GIVEN DATA

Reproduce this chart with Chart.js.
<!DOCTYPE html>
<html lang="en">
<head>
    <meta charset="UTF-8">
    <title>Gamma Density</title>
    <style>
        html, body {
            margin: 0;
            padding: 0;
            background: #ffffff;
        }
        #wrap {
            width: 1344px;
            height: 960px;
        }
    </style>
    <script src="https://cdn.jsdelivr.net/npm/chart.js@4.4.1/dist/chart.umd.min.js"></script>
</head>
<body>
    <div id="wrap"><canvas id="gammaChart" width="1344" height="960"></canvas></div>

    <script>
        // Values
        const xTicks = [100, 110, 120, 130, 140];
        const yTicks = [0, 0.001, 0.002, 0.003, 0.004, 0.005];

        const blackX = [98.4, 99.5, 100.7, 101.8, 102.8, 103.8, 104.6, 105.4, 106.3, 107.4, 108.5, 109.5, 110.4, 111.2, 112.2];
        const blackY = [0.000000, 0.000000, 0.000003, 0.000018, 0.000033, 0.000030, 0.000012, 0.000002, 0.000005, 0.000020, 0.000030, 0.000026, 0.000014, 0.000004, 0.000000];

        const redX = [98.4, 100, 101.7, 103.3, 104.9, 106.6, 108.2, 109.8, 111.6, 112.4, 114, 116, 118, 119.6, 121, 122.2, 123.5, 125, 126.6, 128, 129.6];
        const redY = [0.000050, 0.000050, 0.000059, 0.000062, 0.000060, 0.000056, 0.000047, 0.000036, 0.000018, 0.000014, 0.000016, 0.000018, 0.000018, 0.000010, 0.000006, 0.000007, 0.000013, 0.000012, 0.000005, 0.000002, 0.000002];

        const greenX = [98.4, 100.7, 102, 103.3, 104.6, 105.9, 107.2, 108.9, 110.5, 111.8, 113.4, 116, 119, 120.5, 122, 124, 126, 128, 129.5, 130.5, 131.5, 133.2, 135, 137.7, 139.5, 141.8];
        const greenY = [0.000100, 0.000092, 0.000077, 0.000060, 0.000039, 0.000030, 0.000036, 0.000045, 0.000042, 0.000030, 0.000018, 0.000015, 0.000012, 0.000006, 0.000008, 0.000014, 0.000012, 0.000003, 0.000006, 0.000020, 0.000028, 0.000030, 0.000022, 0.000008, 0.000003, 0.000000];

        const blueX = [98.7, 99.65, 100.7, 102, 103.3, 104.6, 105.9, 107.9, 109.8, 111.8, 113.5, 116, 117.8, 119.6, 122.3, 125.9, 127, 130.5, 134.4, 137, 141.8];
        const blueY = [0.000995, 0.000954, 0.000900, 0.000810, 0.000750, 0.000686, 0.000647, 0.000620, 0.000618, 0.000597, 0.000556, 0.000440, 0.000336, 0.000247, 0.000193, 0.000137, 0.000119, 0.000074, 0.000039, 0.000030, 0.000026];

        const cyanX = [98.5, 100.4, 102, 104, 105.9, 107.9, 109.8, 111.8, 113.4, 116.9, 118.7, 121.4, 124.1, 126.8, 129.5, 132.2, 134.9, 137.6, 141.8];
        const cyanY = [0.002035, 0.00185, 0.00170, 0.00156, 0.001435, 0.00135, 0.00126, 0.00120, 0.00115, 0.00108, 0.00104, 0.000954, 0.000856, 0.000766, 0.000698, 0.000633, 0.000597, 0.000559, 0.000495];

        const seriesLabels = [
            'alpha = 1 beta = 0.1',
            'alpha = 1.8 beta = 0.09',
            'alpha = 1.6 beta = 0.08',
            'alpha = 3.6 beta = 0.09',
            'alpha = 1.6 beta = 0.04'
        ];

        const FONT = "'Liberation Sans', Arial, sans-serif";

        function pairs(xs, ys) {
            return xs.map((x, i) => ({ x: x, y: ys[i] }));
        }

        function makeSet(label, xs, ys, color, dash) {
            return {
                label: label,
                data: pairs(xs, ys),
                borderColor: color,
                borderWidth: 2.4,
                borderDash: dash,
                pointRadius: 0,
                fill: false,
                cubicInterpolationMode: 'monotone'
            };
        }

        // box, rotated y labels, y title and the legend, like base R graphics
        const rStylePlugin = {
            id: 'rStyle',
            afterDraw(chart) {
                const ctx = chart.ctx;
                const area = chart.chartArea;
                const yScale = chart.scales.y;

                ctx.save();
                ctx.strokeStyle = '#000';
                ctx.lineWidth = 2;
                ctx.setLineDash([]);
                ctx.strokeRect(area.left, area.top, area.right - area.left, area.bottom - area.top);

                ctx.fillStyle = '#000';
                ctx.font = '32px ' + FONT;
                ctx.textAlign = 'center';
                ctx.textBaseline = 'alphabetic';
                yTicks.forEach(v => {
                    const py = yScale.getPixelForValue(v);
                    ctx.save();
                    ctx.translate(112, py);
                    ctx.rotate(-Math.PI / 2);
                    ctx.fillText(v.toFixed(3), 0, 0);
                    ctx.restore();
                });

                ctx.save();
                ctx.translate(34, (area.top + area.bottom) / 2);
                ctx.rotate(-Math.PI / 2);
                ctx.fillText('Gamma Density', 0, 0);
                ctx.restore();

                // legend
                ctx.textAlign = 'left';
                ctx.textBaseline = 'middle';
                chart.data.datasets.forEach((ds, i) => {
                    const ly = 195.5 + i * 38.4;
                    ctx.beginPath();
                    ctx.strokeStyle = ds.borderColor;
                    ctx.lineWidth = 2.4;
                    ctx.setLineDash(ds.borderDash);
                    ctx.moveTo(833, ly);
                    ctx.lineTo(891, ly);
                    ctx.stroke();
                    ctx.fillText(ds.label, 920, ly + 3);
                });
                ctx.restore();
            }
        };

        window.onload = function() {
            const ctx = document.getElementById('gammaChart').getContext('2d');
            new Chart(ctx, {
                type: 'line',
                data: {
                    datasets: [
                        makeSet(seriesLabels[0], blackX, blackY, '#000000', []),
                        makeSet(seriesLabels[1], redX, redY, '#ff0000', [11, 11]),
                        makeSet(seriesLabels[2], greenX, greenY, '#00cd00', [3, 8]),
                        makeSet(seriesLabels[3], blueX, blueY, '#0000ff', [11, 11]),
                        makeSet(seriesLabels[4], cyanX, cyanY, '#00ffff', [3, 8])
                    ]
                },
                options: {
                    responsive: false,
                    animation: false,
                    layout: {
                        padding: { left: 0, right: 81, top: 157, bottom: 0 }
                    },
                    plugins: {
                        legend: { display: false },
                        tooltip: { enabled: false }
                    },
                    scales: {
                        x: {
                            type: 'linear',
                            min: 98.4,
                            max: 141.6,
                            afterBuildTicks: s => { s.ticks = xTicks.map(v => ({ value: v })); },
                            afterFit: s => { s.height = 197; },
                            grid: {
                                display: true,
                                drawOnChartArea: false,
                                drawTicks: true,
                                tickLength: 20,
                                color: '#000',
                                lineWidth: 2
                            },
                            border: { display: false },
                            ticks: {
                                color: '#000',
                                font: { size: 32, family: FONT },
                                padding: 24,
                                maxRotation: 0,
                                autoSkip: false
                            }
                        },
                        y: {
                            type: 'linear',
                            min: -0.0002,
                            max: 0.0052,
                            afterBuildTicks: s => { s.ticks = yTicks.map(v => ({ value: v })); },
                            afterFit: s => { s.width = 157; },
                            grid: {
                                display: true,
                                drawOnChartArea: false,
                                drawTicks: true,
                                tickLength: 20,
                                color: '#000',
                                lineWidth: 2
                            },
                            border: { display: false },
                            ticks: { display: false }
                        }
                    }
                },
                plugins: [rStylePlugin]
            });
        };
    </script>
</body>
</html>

--

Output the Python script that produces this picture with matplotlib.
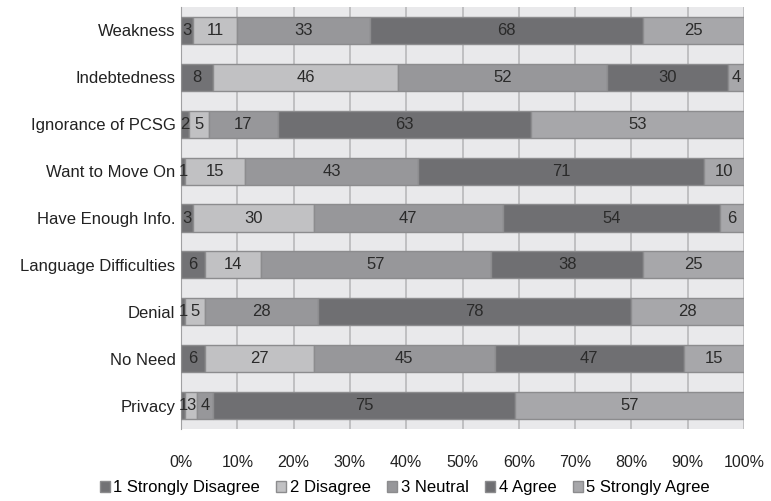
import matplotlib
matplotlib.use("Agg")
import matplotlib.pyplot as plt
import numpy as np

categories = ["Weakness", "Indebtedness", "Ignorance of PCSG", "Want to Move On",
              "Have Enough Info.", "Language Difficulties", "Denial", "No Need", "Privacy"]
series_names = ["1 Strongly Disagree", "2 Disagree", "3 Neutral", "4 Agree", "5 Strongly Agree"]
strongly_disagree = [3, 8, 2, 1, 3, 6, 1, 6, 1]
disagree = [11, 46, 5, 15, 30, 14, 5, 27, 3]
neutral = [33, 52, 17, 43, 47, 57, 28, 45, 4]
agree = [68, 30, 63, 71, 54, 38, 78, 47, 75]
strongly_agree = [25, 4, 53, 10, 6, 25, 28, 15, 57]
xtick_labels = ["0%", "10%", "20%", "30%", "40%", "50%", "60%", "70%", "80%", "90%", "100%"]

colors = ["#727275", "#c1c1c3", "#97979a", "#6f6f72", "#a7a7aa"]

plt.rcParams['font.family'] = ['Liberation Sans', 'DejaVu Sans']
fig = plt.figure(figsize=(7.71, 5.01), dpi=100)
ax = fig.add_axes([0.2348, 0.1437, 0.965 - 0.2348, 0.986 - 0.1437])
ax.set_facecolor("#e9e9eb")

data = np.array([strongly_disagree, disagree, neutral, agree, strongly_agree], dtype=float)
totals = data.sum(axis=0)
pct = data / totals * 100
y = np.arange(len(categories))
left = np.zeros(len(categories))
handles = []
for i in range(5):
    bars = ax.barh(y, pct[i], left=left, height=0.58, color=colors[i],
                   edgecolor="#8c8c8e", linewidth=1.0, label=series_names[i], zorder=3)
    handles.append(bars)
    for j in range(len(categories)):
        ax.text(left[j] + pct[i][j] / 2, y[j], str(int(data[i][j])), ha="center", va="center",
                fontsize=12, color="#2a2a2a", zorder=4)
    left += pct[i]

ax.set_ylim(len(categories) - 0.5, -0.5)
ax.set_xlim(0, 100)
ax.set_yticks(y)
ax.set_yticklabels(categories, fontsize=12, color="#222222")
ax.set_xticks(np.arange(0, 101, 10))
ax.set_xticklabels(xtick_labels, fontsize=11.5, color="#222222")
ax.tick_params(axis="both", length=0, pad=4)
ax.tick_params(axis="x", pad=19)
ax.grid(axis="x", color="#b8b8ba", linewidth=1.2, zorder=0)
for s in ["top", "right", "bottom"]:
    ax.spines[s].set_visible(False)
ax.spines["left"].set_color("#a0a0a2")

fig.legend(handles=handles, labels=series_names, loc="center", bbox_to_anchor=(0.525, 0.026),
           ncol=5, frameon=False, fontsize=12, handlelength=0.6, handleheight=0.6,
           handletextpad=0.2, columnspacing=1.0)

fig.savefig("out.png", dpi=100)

==

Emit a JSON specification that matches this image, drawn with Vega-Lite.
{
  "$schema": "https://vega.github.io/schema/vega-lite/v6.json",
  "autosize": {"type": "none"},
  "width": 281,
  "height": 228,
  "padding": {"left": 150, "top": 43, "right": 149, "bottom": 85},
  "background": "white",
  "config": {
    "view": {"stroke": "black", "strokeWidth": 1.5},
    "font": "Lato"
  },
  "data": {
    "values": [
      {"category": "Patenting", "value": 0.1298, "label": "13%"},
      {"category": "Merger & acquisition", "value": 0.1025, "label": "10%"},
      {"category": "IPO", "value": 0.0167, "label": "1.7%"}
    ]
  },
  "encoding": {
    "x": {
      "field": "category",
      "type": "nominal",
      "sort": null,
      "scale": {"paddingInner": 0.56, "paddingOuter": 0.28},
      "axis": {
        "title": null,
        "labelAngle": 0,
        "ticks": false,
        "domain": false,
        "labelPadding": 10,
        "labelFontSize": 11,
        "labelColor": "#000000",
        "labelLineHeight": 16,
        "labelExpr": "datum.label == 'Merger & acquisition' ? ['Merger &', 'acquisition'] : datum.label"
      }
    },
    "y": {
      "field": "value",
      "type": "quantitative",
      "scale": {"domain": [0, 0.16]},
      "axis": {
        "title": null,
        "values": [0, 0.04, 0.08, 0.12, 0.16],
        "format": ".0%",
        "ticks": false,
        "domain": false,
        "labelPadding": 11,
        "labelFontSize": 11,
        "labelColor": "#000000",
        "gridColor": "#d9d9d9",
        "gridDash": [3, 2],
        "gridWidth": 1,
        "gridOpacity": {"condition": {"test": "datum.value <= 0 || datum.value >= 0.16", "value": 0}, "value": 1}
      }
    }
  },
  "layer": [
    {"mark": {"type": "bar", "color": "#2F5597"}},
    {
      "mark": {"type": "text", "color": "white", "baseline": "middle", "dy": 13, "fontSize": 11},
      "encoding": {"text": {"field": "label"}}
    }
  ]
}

REQUIRED WORK
Above are the records. Copy word for word only their lines from the one holding "Output the Python" through the one holding "import numpy as np", both included, and skip the images.

EXERCISE SOLUTION
Output the Python script that produces this picture with matplotlib.
import matplotlib
matplotlib.use("Agg")
import matplotlib.pyplot as plt
import numpy as np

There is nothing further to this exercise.